In one experiment, Dr Varnum analysed language in newspaper articles about past potential extraterrestrial life discoveries including the 1996 discovery of possibly fossilized extraterrestrial Martian microbes in an asteroid, and announcments that exoplanets could hold life. 

The pilot study found that language in the coverage of these events showed significantly more positive than negative emotions. 

In a separate study, the team asked more than 500 different participants to write about their own, and humanity's, hypothetical reaction to an announcement that extraterrestrial microbial life had been discovered.

Participants' responses also showed significantly more positive than negative emotions, both when contemplating their own reactions and those of humanity as a whole.

"I would have some excitement about the news," one participant said. "It would be exciting even if it was a primitive form."

In further unpublished results presented at the AAAS conference in Austin, Texas, Dr, Varnum also analysed recent media coverage of the possibility that the interstellar Oumuamua asteroid might actually be a spaceship. 
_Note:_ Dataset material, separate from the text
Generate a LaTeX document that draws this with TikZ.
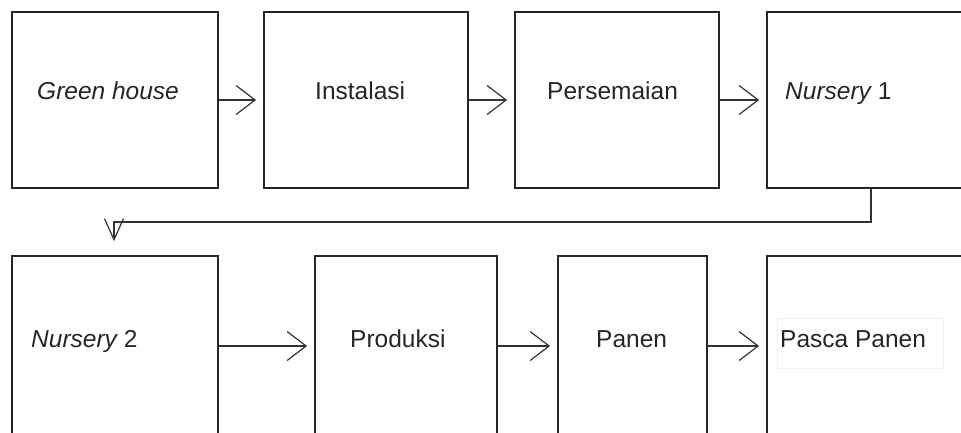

Here too, he found evidence of more positive than negative emotions, suggesting that we may also react positively to the news of the discovery of evidence of intelligent life from elsewhere in the universe. 

Dr Varnum said the studies show that "taken together, this suggests if we find out we're not alone, we'll take the news rather well."

"In summary, the results of this study suggest that people believe, on the whole both themselves and humanity will respond in positive ways if a confirmed discovery of extraterrestrial life is made," he said. 

However he added: "I would qualify that by saying that if the intelligent life discovered was sort of an armada of hostile war ships entering the Solar System, the no I don't imagine you would see this pattern."